#### Exercise:
Copy exactly, and only, the lines below from the first through the one containing "PAGE_OFFSET = 8", both included; pictures are omitted.

#### Supplied information:
* * * *

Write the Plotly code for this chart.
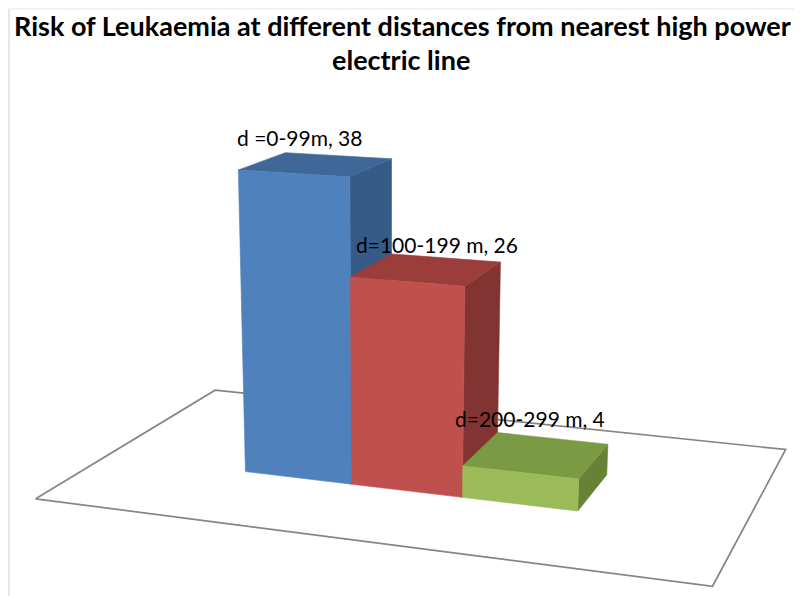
import numpy as np
import plotly.graph_objects as go

# ---- data ----
categories = ["d =0-99m", "d=100-199 m", "d=200-299 m"]
values = [38, 26, 4]
title_lines = ["Risk of Leukaemia at different distances from nearest high power", "electric line"]

# ---- styles ----
front_colors = ["#4F81BD", "#C0504D", "#9BBB59"]
top_colors = ["#3F6898", "#9B3D3B", "#7A9A44"]
side_colors = ["#375B87", "#823432", "#678236"]
label_shift = [(-17, -27), (10, -25), (-7, -36)]

# perspective camera (fitted to the original 3-D view)
P = np.array([[99.3419, 60.4449, -0.4757, 245.413],
              [3.03645, -8.14668, -8.14428, 471.589],
              [-0.0198042, 0.0546451, -0.0012128, 1.0]])
FLOOR_X = (-1.357, 4.357)
FLOOR_Y = (-1.265, 2.265)
BAR_DEPTH = 1.0
PAGE_OFFSET = 8  # default body margin of the html page


def proj(pts):
    xs, ys = [], []
    for X, Y, Z in pts:
        p = P @ np.array([X, Y, Z, 1.0])
        xs.append(p[0] / p[2])
        ys.append(p[1] / p[2])
    xs.append(xs[0])
    ys.append(ys[0])
    return xs, ys


fig = go.Figure()

# floor
fx0, fx1 = FLOOR_X
fy0, fy1 = FLOOR_Y
xs, ys = proj([(fx0, fy0, 0), (fx1, fy0, 0), (fx1, fy1, 0), (fx0, fy1, 0)])
fig.add_trace(go.Scatter(x=xs, y=ys, mode="lines", fill="toself", fillcolor="white",
                         line=dict(color="#858585", width=1.7), hoverinfo="skip"))

# bars
for i, (cat, h) in enumerate(zip(categories, values)):
    d = BAR_DEPTH
    faces = [
        ([(i + 1, 0, 0), (i + 1, d, 0), (i + 1, d, h), (i + 1, 0, h)], side_colors[i]),
        ([(i, 0, h), (i + 1, 0, h), (i + 1, d, h), (i, d, h)], top_colors[i]),
        ([(i, 0, 0), (i + 1, 0, 0), (i + 1, 0, h), (i, 0, h)], front_colors[i]),
    ]
    for pts, col in faces:
        xs, ys = proj(pts)
        fig.add_trace(go.Scatter(x=xs, y=ys, mode="lines", fill="toself", fillcolor=col,
                                 line=dict(color=col, width=0.6), hoverinfo="skip"))
    cx, cy = proj([(i + 0.5, d / 2, h)])
    fig.add_annotation(x=cx[0], y=cy[0], text=f"{cat}, {h}", showarrow=False,
                       xshift=label_shift[i][0], yshift=-label_shift[i][1],
                       font=dict(family="Lato", size=21, color="#000000"))

# title
fig.add_annotation(x=402, y=25, text=f"<b>{title_lines[0]}</b>", showarrow=False,
                   font=dict(family="Lato", size=27, color="#000000"))
fig.add_annotation(x=401, y=59, text=f"<b>{title_lines[1]}</b>", showarrow=False,
                   font=dict(family="Lato", size=27, color="#000000"))

# faint chart-area border
fig.add_shape(type="line", x0=9, x1=9, y0=9, y1=620, line=dict(color="#d6e0ee", width=1.5))
fig.add_shape(type="line", x0=9, x1=820, y0=9, y1=9, line=dict(color="#edf1f7", width=1.5))

o = PAGE_OFFSET
fig.update_layout(width=802, height=596, margin=dict(l=0, r=0, t=0, b=0),
                  paper_bgcolor="white", plot_bgcolor="white", showlegend=False,
                  xaxis=dict(range=[o, 802 + o], visible=False, fixedrange=True),
                  yaxis=dict(range=[596 + o, o], visible=False, fixedrange=True))
fig.write_html("out.html")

* * * *

#### Completed exercise:
Write the Plotly code for this chart.
import numpy as np
import plotly.graph_objects as go

# ---- data ----
categories = ["d =0-99m", "d=100-199 m", "d=200-299 m"]
values = [38, 26, 4]
title_lines = ["Risk of Leukaemia at different distances from nearest high power", "electric line"]

# ---- styles ----
front_colors = ["#4F81BD", "#C0504D", "#9BBB59"]
top_colors = ["#3F6898", "#9B3D3B", "#7A9A44"]
side_colors = ["#375B87", "#823432", "#678236"]
label_shift = [(-17, -27), (10, -25), (-7, -36)]

# perspective camera (fitted to the original 3-D view)
P = np.array([[99.3419, 60.4449, -0.4757, 245.413],
              [3.03645, -8.14668, -8.14428, 471.589],
              [-0.0198042, 0.0546451, -0.0012128, 1.0]])
FLOOR_X = (-1.357, 4.357)
FLOOR_Y = (-1.265, 2.265)
BAR_DEPTH = 1.0
PAGE_OFFSET = 8  # default body margin of the html page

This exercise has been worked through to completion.